404 header problems (not "how to" question)

software development

#1

I’ve had no problems setting up custom 404 or anything like that. I’m running some perl with mod_rewrite and all of the 404 pages are working correctly. The problem is that the server isn’t actually showing a 404 code in the log. I’m sending the correct headers:(Status: 404 Not Found) and the correct error page is showing but the server logs show a 200 code. It’s as if it’s saying, “Hey look it’s OK because I loaded your error page.” I would really like it to correctly display the 404 error code in the error logs so I know it’s being sent to the requestor (especially search engines, since they like to see a 404 code). Does Dreamhost do any finangling with codes before they’re sent?


#2

No, the code your script outputs would be the code the client sees - see http://web-sniffer.net/

I gather from what you’ve said you have something like this:

[code]# Not found error document
ErrorDocument 404 /error/notfound.pl

Rewrite URI to the same document - WONT WORK

RewriteEngine On
RewriteBase /
RewriteRule .+ /error/notfound.pl[/code]1. The internal redirect from /xyzzy to /error/notfound.pl is successful, so Apache thinks the status code should be 200 (REDIRECT_STATUS will be 200, and REDIRECT_URL will be /error/notfound.pl)
2. mod_rewrite does not allow you to overide the status code except for external redirects (301, 302, etc) and not any other range.
3. You’ll need to also use the Redirect directive instead:

[code]# Not found error document
ErrorDocument 404 /error/notfound.pl

Force temporary URI to be not found

Redirect 404 /xyzzy

Rewrite actual URI to temporary URI

RewriteEngine On
RewriteBase /
RewriteRule .+ xyzzy
[/code]
Even then, you’re still going to get 200 in the logs; the above only appears to make it so REDIRECT_STATUS is 404 instead 200.

:cool: Perl / MySQL / HTML CSS


#3

I didn’t include enough information in the original post. I have a bunch of static pages in my site that I don’t want to use different HTML files for. So I have a static.pl file that takes these pages and chooses the correct template to render them. My rewrites look like this:

RewriteRule ^(.*)$ /static.pl?page=$1&%{QUERY_STRING} [L]

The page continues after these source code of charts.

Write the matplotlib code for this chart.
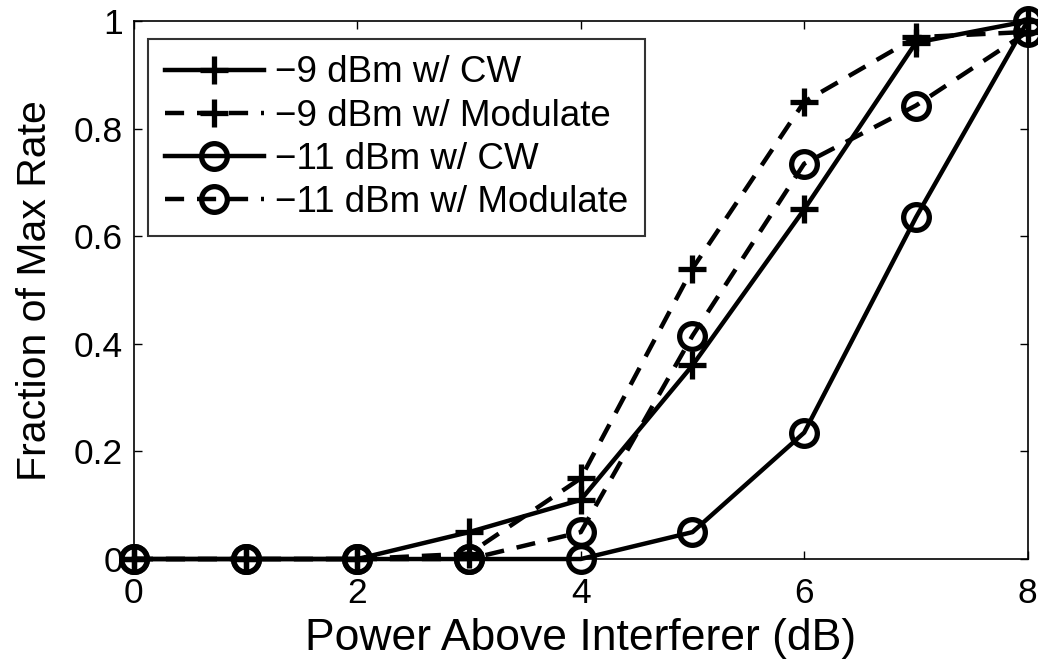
import matplotlib
matplotlib.use("Agg")
import matplotlib.pyplot as plt

plt.rcParams['font.family'] = ['Liberation Sans', 'DejaVu Sans']

x = [0, 1, 2, 3, 4, 5, 6, 7, 8]
m9_cw = [0, 0, 0, 0.05, 0.11, 0.36, 0.65, 0.96, 1.0]
m9_mod = [0, 0, 0, 0.01, 0.15, 0.54, 0.85, 0.97, 0.98]
m11_cw = [0, 0, 0, 0, 0, 0.05, 0.235, 0.635, 1.0]
m11_mod = [0, 0, 0, 0, 0.05, 0.415, 0.735, 0.843, 0.98]
labels = ['\u22129 dBm w/ CW', '\u22129 dBm w/ Modulate', '\u221211 dBm w/ CW', '\u221211 dBm w/ Modulate']
xticks = [0, 2, 4, 6, 8]
xticklabels = ['0', '2', '4', '6', '8']
yticks = [0, 0.2, 0.4, 0.6, 0.8, 1.0]
yticklabels = ['0', '0.2', '0.4', '0.6', '0.8', '1']

fig = plt.figure(figsize=(10.38, 6.6), dpi=100)
ax = fig.add_axes([0.129, 0.153, 0.861, 0.815])

dash = (0, (4.3, 2.9))
lw = 3.2
ax.plot(x, m9_cw, color='k', lw=lw, ls='-', marker='+', ms=20, mew=3.8, label=labels[0], clip_on=False)
ax.plot(x, m9_mod, color='k', lw=lw, ls=dash, marker='+', ms=20, mew=3.8, label=labels[1], clip_on=False)
ax.plot(x, m11_cw, color='k', lw=lw, ls='-', marker='o', ms=18.5, mew=3.8, mfc='none', label=labels[2], clip_on=False)
ax.plot(x, m11_mod, color='k', lw=lw, ls=dash, marker='o', ms=18.5, mew=3.8, mfc='none', label=labels[3], clip_on=False)

ax.set_xlim(0, 8)
ax.set_ylim(0, 1)
ax.set_xticks(xticks)
ax.set_xticklabels(xticklabels)
ax.set_yticks(yticks)
ax.set_yticklabels(yticklabels)
ax.tick_params(direction='in', top=True, right=True, length=6, width=1, labelsize=25.5)
ax.tick_params(axis='x', pad=13)
ax.tick_params(axis='y', pad=8)
for s in ax.spines.values():
    s.set_linewidth(1.2)
ax.set_xlabel('Power Above Interferer (dB)', fontsize=32, labelpad=6)
ax.set_ylabel('Fraction of Max Rate', fontsize=29.5, labelpad=14)

leg = ax.legend(loc='upper left', bbox_to_anchor=(0.016, 0.967), fontsize=26.5, frameon=True,
                fancybox=False, edgecolor='k', handlelength=2.7, handletextpad=0.3,
                borderpad=0.45, labelspacing=0.22, borderaxespad=0)
leg.get_frame().set_linewidth(1.5)

fig.savefig('out.png', dpi=100)
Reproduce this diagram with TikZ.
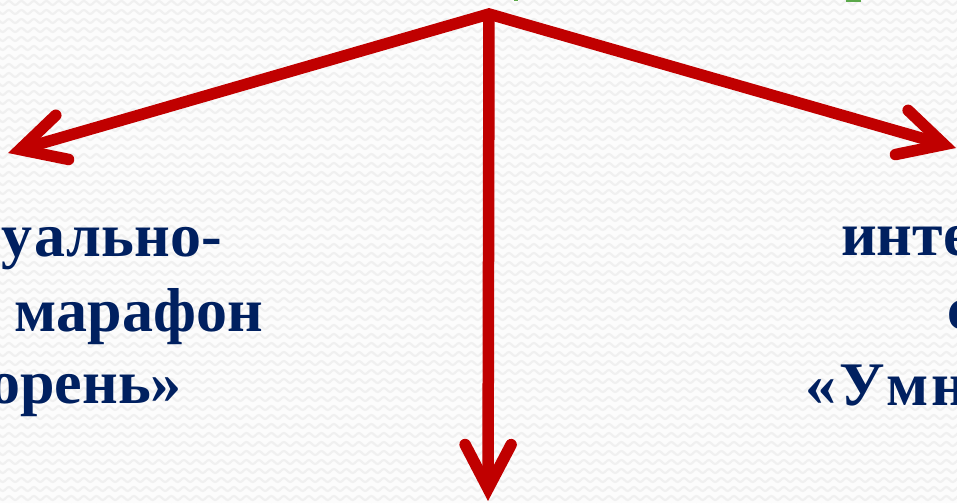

So it just takes http://domain.com/about and turns it into http://domain.com/static.pl?page=about.

Then in static, at the end I have something like this:

my $fullPath = “$templatePath/$page”;
if(stat($fullPath))
{
print $cgi->header(@_);
drawPage($page);
}
else
{
print $cgi->header(-status => ‘404’);
drawPage(‘404’);
}

So if I can’t stat the template(eg it doesn’t exist) I return a 404 status with a custom 404 page.

From what you’re telling me it looks like I can’t give the server another code after mod_rewrite has already rewritten my page. So I tried:

print $cgi->redirect(-uri => ‘http://domain.com/404’, -status => ‘301’);

and then putting

ErrorDocument 404 /static.pl?page=404
Redirect 404 /404

in the .htaccess before I turn on the rewrite engine but that doesn’t seem to be working either. I’m still getting a 200 status. I’m going to play around with it some more but has anyone tried this before?

Oh, I just saw you said I’ll still get a 200 status in the log. What a pain. What will the calling client see?

Thanks,
Bob


#4

As I already said, the client will see the status code your script reports, and you can test this at http://web-sniffer.net/ It’s just that by the time your script executes, the web server itself has settled on a status code for the log. It might be an Apache bug, but then URL Rewriting in 1.3 is a bit kludgy to begin with.

And it should be a bit obvious by now but mod_rewrite was not exactly meant to do what you’re trying to do, hence the disability in handling codes other than external redirects. Besides, since all your pages are being handled by a script, you can simply write code in the script to maintain a log of its own, if you’re worried about keeping track of certain situations only the script knows about, such as your pseudo-404’s.

:cool: Perl / MySQL / HTML+CSS


#5

Excellent, thanks for the link. It looks like I’m getting the right code now.